- _GIVEN TASK_: Search the listing below for the string "this" and show each line that contains it.

- _RECORDS FOR THE TASK_:
# # # # # # #

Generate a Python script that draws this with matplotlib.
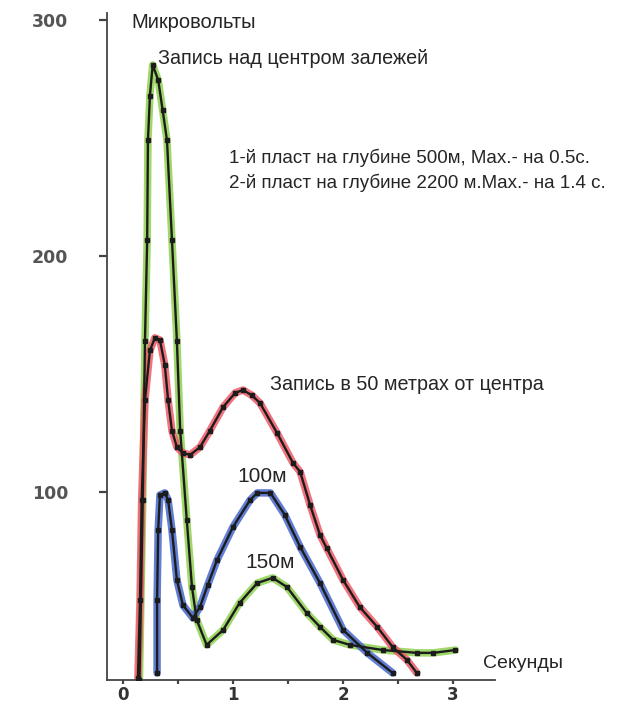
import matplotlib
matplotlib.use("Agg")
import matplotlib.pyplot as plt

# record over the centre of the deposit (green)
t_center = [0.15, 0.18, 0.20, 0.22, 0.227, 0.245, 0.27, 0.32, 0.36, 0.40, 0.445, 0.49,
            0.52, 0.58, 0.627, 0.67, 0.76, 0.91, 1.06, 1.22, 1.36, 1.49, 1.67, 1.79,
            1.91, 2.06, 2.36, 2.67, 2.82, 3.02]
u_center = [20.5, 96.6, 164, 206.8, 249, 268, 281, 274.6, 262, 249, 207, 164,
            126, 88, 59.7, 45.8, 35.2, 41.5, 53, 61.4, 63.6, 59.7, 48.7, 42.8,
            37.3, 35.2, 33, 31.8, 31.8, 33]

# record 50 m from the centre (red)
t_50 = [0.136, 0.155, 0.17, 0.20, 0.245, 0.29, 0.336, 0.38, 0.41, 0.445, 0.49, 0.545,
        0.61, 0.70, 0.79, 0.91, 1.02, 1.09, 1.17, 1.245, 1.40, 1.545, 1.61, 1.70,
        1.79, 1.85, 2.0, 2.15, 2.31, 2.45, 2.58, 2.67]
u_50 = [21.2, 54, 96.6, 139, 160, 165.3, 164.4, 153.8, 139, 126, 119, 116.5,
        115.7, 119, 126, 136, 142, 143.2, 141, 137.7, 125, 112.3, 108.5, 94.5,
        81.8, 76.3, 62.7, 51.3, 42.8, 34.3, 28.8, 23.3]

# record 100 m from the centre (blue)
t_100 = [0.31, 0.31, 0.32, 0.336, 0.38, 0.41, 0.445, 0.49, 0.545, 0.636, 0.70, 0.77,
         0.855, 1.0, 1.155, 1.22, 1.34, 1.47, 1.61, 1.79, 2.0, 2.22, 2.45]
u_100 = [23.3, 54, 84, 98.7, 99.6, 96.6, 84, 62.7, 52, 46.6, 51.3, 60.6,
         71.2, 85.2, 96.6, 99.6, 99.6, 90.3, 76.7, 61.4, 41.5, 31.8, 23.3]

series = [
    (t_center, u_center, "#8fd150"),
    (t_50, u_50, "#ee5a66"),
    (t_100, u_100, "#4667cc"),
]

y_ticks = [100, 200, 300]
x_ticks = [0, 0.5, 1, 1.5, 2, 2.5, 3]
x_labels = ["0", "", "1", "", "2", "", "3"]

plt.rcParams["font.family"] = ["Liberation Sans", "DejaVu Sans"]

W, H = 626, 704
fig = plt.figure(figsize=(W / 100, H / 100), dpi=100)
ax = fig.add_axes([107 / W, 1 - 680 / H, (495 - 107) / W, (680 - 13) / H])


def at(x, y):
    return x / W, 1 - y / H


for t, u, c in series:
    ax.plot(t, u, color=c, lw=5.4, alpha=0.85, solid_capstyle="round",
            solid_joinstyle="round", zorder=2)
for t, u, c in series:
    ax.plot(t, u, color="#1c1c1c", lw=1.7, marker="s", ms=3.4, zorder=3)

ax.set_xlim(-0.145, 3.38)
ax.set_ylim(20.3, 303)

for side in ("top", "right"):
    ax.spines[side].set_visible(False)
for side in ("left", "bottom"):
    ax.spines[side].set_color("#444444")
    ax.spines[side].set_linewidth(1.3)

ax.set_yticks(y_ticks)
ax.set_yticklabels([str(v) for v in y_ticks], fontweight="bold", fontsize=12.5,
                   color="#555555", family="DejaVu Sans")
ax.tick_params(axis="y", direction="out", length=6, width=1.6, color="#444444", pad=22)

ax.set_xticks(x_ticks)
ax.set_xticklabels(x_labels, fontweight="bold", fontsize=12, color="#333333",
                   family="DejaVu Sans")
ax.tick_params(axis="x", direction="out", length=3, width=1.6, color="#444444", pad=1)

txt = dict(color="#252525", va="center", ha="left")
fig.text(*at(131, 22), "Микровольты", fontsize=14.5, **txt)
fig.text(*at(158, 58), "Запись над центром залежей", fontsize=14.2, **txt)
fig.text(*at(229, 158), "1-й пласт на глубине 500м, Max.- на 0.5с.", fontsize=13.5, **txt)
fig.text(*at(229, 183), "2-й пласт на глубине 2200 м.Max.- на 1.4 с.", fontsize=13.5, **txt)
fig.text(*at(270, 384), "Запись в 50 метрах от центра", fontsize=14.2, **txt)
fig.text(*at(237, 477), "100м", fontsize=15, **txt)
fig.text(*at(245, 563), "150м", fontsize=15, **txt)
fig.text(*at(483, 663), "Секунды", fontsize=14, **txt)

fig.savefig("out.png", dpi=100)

# # # # # # #

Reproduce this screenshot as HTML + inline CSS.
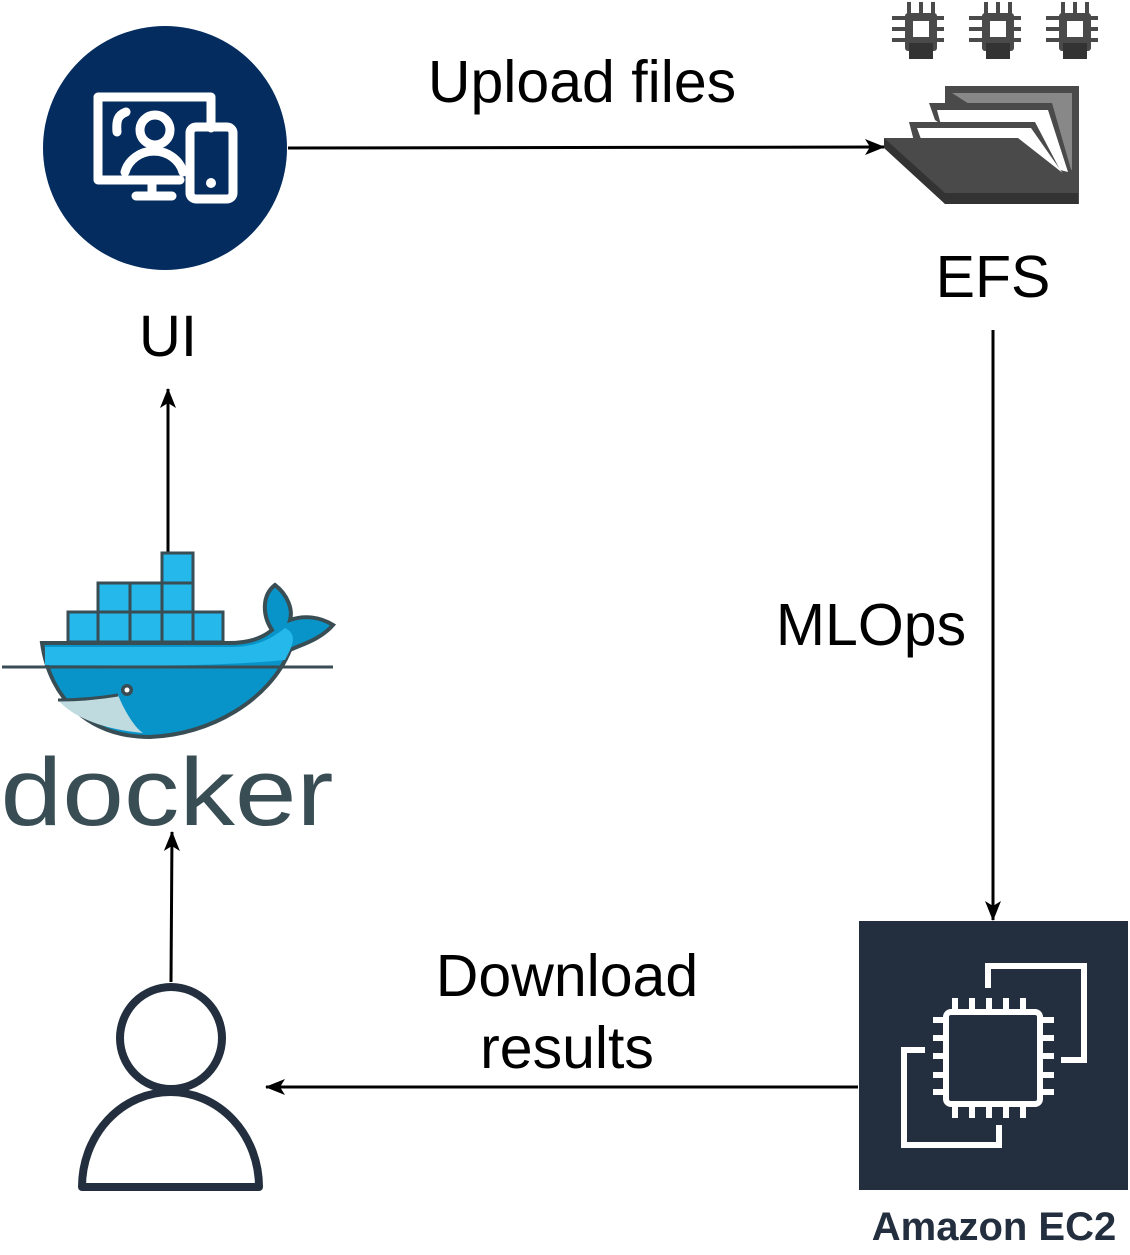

# # # # # # #

- _ANSWER TO THE PROBLEM_:
Generate a Python script that draws this with matplotlib.
Reproduce this screenshot as HTML + inline CSS.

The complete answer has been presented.